Although student loans are great for offsetting acquired debts incrementally, sometimes keeping up with payments can be difficult. For many who are struggling with payment of their student loans, a forbearance is usually the next line of action.
What Is Forbearance?
Simply put, Lenders or financial institutions offer forbearance to students who cannot afford to continue with their student loans. Essentially, if you’re unable to carry on with the payments for a period of time, you can request forbearance. Even though this seems like the logical thing to do, this simple act can cause you to acquire even more debt as the time progresses. According to the Consumer Financial Protection Bureau, a company known as, Navient added an interest of $4 billion via forbearances between 2010 and 2015. Forbearance can last up to a year and can be used by a borrower over 3 times. Thus, you’re more likely to acquire more debt as time passes by.
Why Are Forbearances a Bad Idea?
Forbearances seem like such a grand idea, especially when you need a short-term break from paying your student loans. However, here are a few reasons why it could in fact be the worst option:
Increased Interest Debt – The biggest issue with pausing your student loans via a forbearance is that your interests begin to pile up. Basically, an interest is added to your outstanding interest during your forbearance period. Hence, when your forbearance period is concluded, the newly accrued interest is added to your previous debt. Thus, your debt increases even more.

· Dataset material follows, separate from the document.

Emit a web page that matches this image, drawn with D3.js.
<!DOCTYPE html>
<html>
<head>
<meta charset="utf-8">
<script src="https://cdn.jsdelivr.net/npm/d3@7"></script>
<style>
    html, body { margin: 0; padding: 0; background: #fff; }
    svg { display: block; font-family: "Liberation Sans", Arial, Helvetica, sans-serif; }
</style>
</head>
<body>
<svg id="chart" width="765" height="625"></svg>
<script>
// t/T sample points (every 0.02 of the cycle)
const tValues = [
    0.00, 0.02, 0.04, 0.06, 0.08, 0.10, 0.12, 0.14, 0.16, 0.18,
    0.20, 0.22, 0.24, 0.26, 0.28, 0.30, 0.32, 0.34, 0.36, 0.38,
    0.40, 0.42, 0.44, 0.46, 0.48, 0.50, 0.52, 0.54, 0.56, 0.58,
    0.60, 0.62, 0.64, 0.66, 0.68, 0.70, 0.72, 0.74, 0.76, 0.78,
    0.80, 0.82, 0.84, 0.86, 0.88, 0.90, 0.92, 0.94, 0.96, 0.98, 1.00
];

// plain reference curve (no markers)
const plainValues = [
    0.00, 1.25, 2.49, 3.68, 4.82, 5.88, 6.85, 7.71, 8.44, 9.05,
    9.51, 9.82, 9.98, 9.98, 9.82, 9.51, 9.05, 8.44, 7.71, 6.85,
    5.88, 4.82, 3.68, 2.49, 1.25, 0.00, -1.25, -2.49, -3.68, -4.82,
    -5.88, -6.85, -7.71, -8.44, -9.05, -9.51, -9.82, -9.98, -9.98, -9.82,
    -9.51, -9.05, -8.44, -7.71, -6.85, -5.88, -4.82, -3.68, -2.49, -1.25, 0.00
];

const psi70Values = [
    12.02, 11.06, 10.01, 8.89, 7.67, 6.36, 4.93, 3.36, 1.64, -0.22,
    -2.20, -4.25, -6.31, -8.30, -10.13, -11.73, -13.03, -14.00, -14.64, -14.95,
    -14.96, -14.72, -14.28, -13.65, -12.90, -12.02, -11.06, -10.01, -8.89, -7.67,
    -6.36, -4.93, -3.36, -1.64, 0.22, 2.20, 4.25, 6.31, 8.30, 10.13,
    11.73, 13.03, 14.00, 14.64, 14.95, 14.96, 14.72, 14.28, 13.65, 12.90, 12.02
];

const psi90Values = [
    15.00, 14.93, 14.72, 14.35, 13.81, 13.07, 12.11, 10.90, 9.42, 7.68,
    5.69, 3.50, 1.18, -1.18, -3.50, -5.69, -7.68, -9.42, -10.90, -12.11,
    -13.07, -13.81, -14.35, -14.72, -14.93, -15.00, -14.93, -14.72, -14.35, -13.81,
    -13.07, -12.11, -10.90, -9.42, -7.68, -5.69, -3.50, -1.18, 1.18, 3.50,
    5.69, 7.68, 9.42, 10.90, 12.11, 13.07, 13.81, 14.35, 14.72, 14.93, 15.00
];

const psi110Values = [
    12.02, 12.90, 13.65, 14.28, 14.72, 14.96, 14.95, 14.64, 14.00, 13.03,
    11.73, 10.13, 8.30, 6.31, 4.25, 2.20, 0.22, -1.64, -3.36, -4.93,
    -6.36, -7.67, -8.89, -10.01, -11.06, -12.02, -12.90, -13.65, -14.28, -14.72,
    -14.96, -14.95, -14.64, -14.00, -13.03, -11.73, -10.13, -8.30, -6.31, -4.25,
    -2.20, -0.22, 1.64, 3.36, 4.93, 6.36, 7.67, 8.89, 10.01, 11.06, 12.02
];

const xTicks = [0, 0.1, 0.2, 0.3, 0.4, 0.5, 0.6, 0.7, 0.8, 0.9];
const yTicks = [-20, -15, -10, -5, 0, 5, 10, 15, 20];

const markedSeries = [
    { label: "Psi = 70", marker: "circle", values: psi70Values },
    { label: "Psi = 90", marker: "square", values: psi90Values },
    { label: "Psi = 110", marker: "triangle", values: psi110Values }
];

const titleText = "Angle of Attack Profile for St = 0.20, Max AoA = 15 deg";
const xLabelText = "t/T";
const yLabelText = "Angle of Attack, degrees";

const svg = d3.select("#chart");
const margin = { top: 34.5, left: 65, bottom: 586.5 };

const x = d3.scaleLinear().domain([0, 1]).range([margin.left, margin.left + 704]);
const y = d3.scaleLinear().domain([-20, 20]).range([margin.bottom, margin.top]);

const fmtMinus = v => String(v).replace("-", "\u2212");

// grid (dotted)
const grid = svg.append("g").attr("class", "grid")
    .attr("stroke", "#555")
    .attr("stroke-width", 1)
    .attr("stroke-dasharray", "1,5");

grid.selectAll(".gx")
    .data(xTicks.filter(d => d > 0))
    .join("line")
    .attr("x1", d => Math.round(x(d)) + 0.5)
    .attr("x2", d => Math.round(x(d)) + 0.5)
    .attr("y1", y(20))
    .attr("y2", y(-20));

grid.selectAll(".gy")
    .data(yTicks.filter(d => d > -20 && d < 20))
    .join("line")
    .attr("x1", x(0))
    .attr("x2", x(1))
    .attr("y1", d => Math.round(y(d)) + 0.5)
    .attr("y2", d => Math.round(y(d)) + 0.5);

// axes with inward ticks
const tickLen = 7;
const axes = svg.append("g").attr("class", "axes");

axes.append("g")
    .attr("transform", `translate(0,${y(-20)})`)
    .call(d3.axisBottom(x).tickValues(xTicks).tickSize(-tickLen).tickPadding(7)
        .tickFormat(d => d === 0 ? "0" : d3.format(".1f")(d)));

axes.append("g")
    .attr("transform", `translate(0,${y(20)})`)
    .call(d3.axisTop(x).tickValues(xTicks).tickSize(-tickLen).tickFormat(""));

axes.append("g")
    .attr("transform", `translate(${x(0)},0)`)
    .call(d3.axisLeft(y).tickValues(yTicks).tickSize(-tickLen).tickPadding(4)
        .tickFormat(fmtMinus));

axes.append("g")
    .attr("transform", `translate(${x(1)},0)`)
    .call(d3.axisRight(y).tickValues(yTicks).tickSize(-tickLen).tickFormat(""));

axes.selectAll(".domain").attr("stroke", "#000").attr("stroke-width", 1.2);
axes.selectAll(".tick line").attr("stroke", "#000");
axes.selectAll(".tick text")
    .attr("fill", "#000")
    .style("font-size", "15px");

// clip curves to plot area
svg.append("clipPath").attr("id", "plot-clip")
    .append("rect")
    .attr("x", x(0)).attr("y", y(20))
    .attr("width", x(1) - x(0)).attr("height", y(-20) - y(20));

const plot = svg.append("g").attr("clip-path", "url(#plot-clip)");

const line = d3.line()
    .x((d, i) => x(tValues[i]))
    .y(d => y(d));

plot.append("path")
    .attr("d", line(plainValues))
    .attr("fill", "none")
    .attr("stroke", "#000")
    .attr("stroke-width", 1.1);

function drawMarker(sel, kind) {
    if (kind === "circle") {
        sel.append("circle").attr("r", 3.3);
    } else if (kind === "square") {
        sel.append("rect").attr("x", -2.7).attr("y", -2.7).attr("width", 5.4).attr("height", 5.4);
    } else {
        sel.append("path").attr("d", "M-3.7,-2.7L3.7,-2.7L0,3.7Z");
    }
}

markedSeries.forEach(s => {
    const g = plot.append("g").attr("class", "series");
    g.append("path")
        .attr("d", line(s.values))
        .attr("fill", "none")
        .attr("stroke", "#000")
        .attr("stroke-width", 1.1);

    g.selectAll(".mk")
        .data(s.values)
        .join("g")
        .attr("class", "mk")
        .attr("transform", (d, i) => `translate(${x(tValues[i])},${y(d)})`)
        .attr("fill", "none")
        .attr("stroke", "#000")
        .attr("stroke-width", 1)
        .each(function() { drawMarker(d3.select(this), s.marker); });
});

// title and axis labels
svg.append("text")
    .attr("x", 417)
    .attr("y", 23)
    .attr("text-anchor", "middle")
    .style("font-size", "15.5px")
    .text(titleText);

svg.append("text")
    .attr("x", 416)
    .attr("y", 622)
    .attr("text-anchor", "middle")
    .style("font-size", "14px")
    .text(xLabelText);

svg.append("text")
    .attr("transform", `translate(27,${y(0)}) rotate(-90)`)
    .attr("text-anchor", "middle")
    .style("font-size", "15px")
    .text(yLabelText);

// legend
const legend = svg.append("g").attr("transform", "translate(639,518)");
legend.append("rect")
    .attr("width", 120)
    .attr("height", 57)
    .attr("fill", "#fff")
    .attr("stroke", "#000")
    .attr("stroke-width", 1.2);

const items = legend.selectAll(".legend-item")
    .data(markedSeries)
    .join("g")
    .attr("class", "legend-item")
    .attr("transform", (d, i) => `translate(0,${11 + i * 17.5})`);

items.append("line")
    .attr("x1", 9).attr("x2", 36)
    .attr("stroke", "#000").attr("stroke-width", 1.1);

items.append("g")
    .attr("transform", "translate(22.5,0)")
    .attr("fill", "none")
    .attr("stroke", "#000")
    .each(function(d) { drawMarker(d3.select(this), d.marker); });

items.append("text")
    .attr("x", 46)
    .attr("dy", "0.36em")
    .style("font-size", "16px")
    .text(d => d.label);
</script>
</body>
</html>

Lack of Progress in Repaying Your Loan – Usually, payments made towards your student loan are first deducted from the interest before the principal balance. So, your interests are settled first before the original balance of your debt. However, with an interest being charged on your outstanding interest, you might spend so much time paying off your interest before the actual loan. Thus, you might find it difficult to finalize the payment of your loans.
What Are Alternatives?
It is quite common to find students requesting a forbearance period for a variety of reasons. With the advent of that happening, try out these options instead;
Although similar to forbearances, the government is responsible for paying the interest on subsidized loans.
In a partial forbearance, the borrower pays reduced interest only payments as the interest accrues over time. This way, it prevents the loan from becoming too large.
Income Driven Repayment Plan
This option entails the borrower making monthly payments of the loan from on his/her discretionary income. Discretionary income here refers to the amount by which adjusted gross income exceeds 150% of the poverty line.